As the streets of Monaco echo to the roar of engines, history too will resonate long and loud in Monte Carlo this weekend. Allegiance be damned, it would take a heart of stone not to recognise McLaren’s achievement and contribution to the sport when the team that made their debut here in 1966 contest their 1000th grand prix.
Bruce McLaren, the team’s founder, had brought his first F1 car, the M2B, to Monaco in 1966. On Thursday it was on the track once again, driven by their double world champion Mika Häkkinen to mark the team’s milestone race, having taken 203 victories, 13 drivers’ titles and 10 constructors’ championships.
The opening to this striking achievement, becoming the second-most successful and long-lived team in F1 behind Ferrari, had not been enormously auspicious. McLaren qualified his car in 10th and retired with an oil leak after just 10 laps. Yet he was undeterred; his team’s journey was only just beginning.
Even then there was a technocratic imperative to F1. Ever onward. Ever upward. But its history is still rich with stories, not least how McLaren created an F1 titan having brought his car to Monaco in 1966 towed on a trailer behind a Ford Fairlane estate.

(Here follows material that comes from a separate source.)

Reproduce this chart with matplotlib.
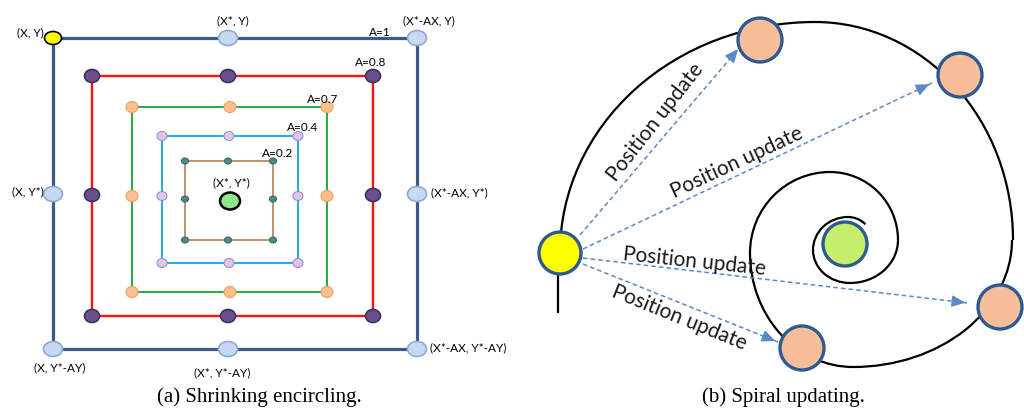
import matplotlib
matplotlib.use("Agg")
import matplotlib.pyplot as plt
from matplotlib.patches import Ellipse, Arc

# ---------- (a) shrinking encircling: nested squares, outer to inner ----------
a_labels = ["A=1", "A=0.8", "A=0.7", "A=0.4", "A=0.2"]
sq_left = [53, 92, 132, 162, 185]
sq_right = [417, 373, 327, 298, 273]
sq_top = [38, 76, 107, 136, 161]
sq_bottom = [349, 316, 292, 263, 240]
sq_midx = [228, 228, 230, 229, 228]
sq_midy = [194, 195, 196, 196, 199]

corner_labels = ["(X, Y)", "(X*, Y)", "(X*-AX, Y)", "(X, Y*)", "(X*-AX, Y*)",
                 "(X, Y*-AY)", "(X*, Y*-AY)", "(X*-AX, Y*-AY)", "(X*, Y*)"]
best_a = (230, 201)

# ---------- (b) spiral updating ----------
# spiral as quarter-ellipse pieces: centre x, centre y, rx, ry, start angle, end angle
spiral_cx = [815, 815, 853, 853, 830, 830, 850, 850, 848, 848]
spiral_cy = [253, 240, 240, 253, 253, 240, 240, 250, 250, 245]
spiral_rx = [255, 198, 159, 103, 80, 68, 48, 37, 35, 26]
spiral_ry = [231, 218, 127, 114, 81, 68, 43, 33, 33, 28]
spiral_t1 = [180, 270, 0, 90, 180, 270, 0, 90, 180, 270]
spiral_t2 = [270, 360, 90, 180, 270, 360, 90, 180, 270, 310]

whale = (560, 253)
prey = (845, 244)
new_x = [760, 960, 1000, 802]
new_y = [40, 75, 307, 348]
arrow_start = [(580, 235), (583, 249), (583, 258), (583, 264)]
arrow_end = [(740, 47), (932, 83), (968, 303), (778, 342)]
upd_text = ["Position update"] * 4
upd_pos = [(655, 122), (737, 163), (694, 262), (679, 318)]
upd_rot = [52, 25, -6, -22]

fig = plt.figure(figsize=(10.24, 4.11), dpi=100)
ax = fig.add_axes([0, 0, 1, 1])
ax.set_xlim(0, 1024)
ax.set_ylim(411, 0)
ax.axis("off")

line_cols = ["#3a5a8c", "#ff1010", "#2eaa4a", "#22aae2", "#b88050"]
line_w = [2.3, 1.7, 1.5, 1.4, 1.2]
mk_face = ["#c6d9f1", "#6a4f8c", "#fbc08e", "#d9c8ea", "#4c8b86"]
mk_edge = ["#8eaad6", "#3f3060", "#f0a060", "#a68cc5", "#3a6b67"]
mk_w = [19, 15, 12, 10, 7]
mk_h = [15, 13, 11, 9, 6]
lab_font = ["Lato", "DejaVu Sans"]

for i in range(len(a_labels)):
    l, r, t, b = sq_left[i], sq_right[i], sq_top[i], sq_bottom[i]
    ax.plot([l, r, r, l, l], [t, t, b, b, t], color=line_cols[i],
            lw=line_w[i], zorder=1, solid_joinstyle="miter")
    pts = [(l, t), (sq_midx[i], t), (r, t), (l, sq_midy[i]), (r, sq_midy[i]),
           (l, b), (sq_midx[i], b), (r, b)]
    for j, (px, py) in enumerate(pts):
        face = mk_face[i]
        edge = mk_edge[i]
        w, h = mk_w[i], mk_h[i]
        if i == 0 and j == 0:
            face, edge, w, h = "#ffff00", "black", 17, 13
        ax.add_patch(Ellipse((px, py), w, h, facecolor=face, edgecolor=edge,
                             lw=1.2 if i < 2 else 0.8, zorder=3))

ax.add_patch(Ellipse(best_a, 20, 17, facecolor="#8fe88a", edgecolor="black",
                     lw=1.8, zorder=3))

a_lab_pos = [(380, 32), (371, 62), (323, 99), (303, 127), (278, 153)]
for s, (px, py) in zip(a_labels, a_lab_pos):
    ax.text(px, py, s, fontsize=8.5, family=lab_font, ha="center", va="center")

c_lab_pos = [(44, 33), (233, 21), (429, 21), (44, 192), (431, 193),
             (60, 368), (222, 373), (430, 348), (231, 183)]
c_lab_ha = ["right", "center", "center", "right", "left",
            "center", "center", "left", "center"]
for s, (px, py), ha in zip(corner_labels, c_lab_pos, c_lab_ha):
    ax.text(px, py, s, fontsize=8.5, family=lab_font, ha=ha, va="center")

# spiral
for k in range(len(spiral_cx)):
    ax.add_patch(Arc((spiral_cx[k], spiral_cy[k]), 2 * spiral_rx[k],
                     2 * spiral_ry[k], theta1=spiral_t1[k], theta2=spiral_t2[k],
                     color="black", lw=1.6, zorder=1))
ax.plot([558, 558], [270, 312], color="black", lw=1.6, zorder=1)

arrow_col = "#5b8ac6"
for (x0, y0), (x1, y1) in zip(arrow_start, arrow_end):
    ax.plot([x0, x1], [y0, y1], color=arrow_col, lw=1.1, ls=(0, (3, 2)), zorder=2)
    fx = x1 - (x1 - x0) * 0.04
    fy = y1 - (y1 - y0) * 0.04
    ax.annotate("", xy=(x1, y1), xytext=(fx, fy),
                arrowprops=dict(arrowstyle="-|>,head_length=0.8,head_width=0.35",
                                color=arrow_col, lw=1.1), zorder=2)

for s, (px, py), rot in zip(upd_text, upd_pos, upd_rot):
    ax.text(px, py, s, fontsize=15, family=lab_font, ha="center", va="center",
            rotation=rot, rotation_mode="anchor", color="#1a1a1a", zorder=4)

for px, py in zip(new_x, new_y):
    ax.add_patch(Ellipse((px, py), 44, 44, facecolor="#f6be98",
                         edgecolor="#2e5a91", lw=2.4, zorder=3))
ax.add_patch(Ellipse(whale, 42, 42, facecolor="#ffff00", edgecolor="#2e5a91",
                     lw=2.4, zorder=3))
ax.add_patch(Ellipse(prey, 44, 44, facecolor="#c5ee6a", edgecolor="#2e5a91",
                     lw=2.4, zorder=3))

ax.text(259, 397, "(a) Shrinking encircling.", fontsize=15,
        family="Liberation Serif", ha="center", va="center")
ax.text(783, 397, "(b) Spiral updating.", fontsize=15,
        family="Liberation Serif", ha="center", va="center")

fig.savefig("out.png", dpi=100)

The team had begun with just six people: McLaren; his wife, Patty, who was his assistant and official timekeeper; Eoin Young, who was general manager; and the workshop was in the hands of Wally Willmott and Tyler Alexander, with the newly appointed 23-year-old New Zealander, Howden Ganley, as their third mechanic.
When McLaren founded the team in 1963 they really were building from the ground up. “We started in a little workshop in New Malden,” recalled Ganley. “We had a portion of a contractor’s shed so we were working among the bulldozers. The floor may have been concrete at one time but it was broken up so it was almost just dirt. There was a wooden work bench with a vice on it, a drill press and some welding bottles, the bare minimum of what we needed.”
McLaren, as leader, driver and designer, motivated by inexorable will, battled on. In 1968 he took their first win at Spa, a mighty result for the still fledgling outfit, and more would surely have followed but for his death in 1970. While testing the team’s M8D sports car at Goodwood, McLaren was killed when he spun off the track and struck a concrete marshal post. He was 32. Yet he had already instilled such passion and motivation in his team there was no consideration of not continuing. “He was the greatest leader of men I have ever met in all my life,” Ganley said.
On they went, Emerson Fittipaldi, also in Monaco this weekend, took their first drivers’ championship in 1974 and more followed. James Hunt’s title in 1976 and then under Ron Dennis’s leadership from 1981, McLaren claimed seven constructors’ titles between 1984 and 1998, a level of success that was admired and envied.
The team’s roll call of champions tells its own story. Alongside Fittipaldi, Hunt and Hakkinen, Niki Lauda, Alain Prost, Ayrton Senna, Lewis Hamilton and last year Lando Norris have all claimed F1’s greatest prize with McLaren.
Indeed, being a part of something that goes beyond the transactional basis of simply being employed by a team is not lost on Norris who, with 156 McLaren races under his belt, has more than any other driver.
“It’s a team I think a lot of people want to be a part of,” he says. “To be alongside Lewis and Senna and Prost in terms of drivers who have driven for the team, helped to win constructors’, now achieved a world championship, that’s something that makes me smile more than just saying ‘I’ve won a race’. That’s something in the future I’ll look back on and be happy about.”
Norris joined as the team were emerging from their nadir. A fall to the back of the grid between 2015 and 2017 made it appear that the once mighty marque had gone. Battered and bloody, they came back under the leadership of Zak Brown as CEO and Andrea Stella as team principal, to take the constructors’ title in 2024 and the drivers’ and constructors’ double last year. The revival demonstrated a tenacity of which McLaren would have been proud.
His ethos has remained part of the team throughout, across the highs and lows. Mark Temple joined the team straight out of university when he was 23 in 2003. He has been with them ever since. He started in gearbox design but went on to become Hamilton’s performance and then race engineer and is now McLaren’s performance technical engineer. After more than two decades of involvement, Temple believes the team’s longevity and success still owes much to McLaren’s inspiration.
“It’s much, much more than just a job for everyone here,” he says. “That sense of being part of the team and the team is bigger than any one individual. That really helps with that sense of a common purpose. The best test of that is were people still proud to work for McLaren, even when we were finishing ninth in the championship? The answer is yes.
“If your team looks after you, you want to look after the team. I think that’s a big part of it. In that sense in a way it’s like family. There is a kind of a mutual respect and wanting to feeling that you’re part of something special and that the team values you and your contribution makes you want to stay part of that team.”
This weekend in Monaco, win or lose, McLaren have every right to celebrate. As always in F1 the focus is on future success but they have earned this moment.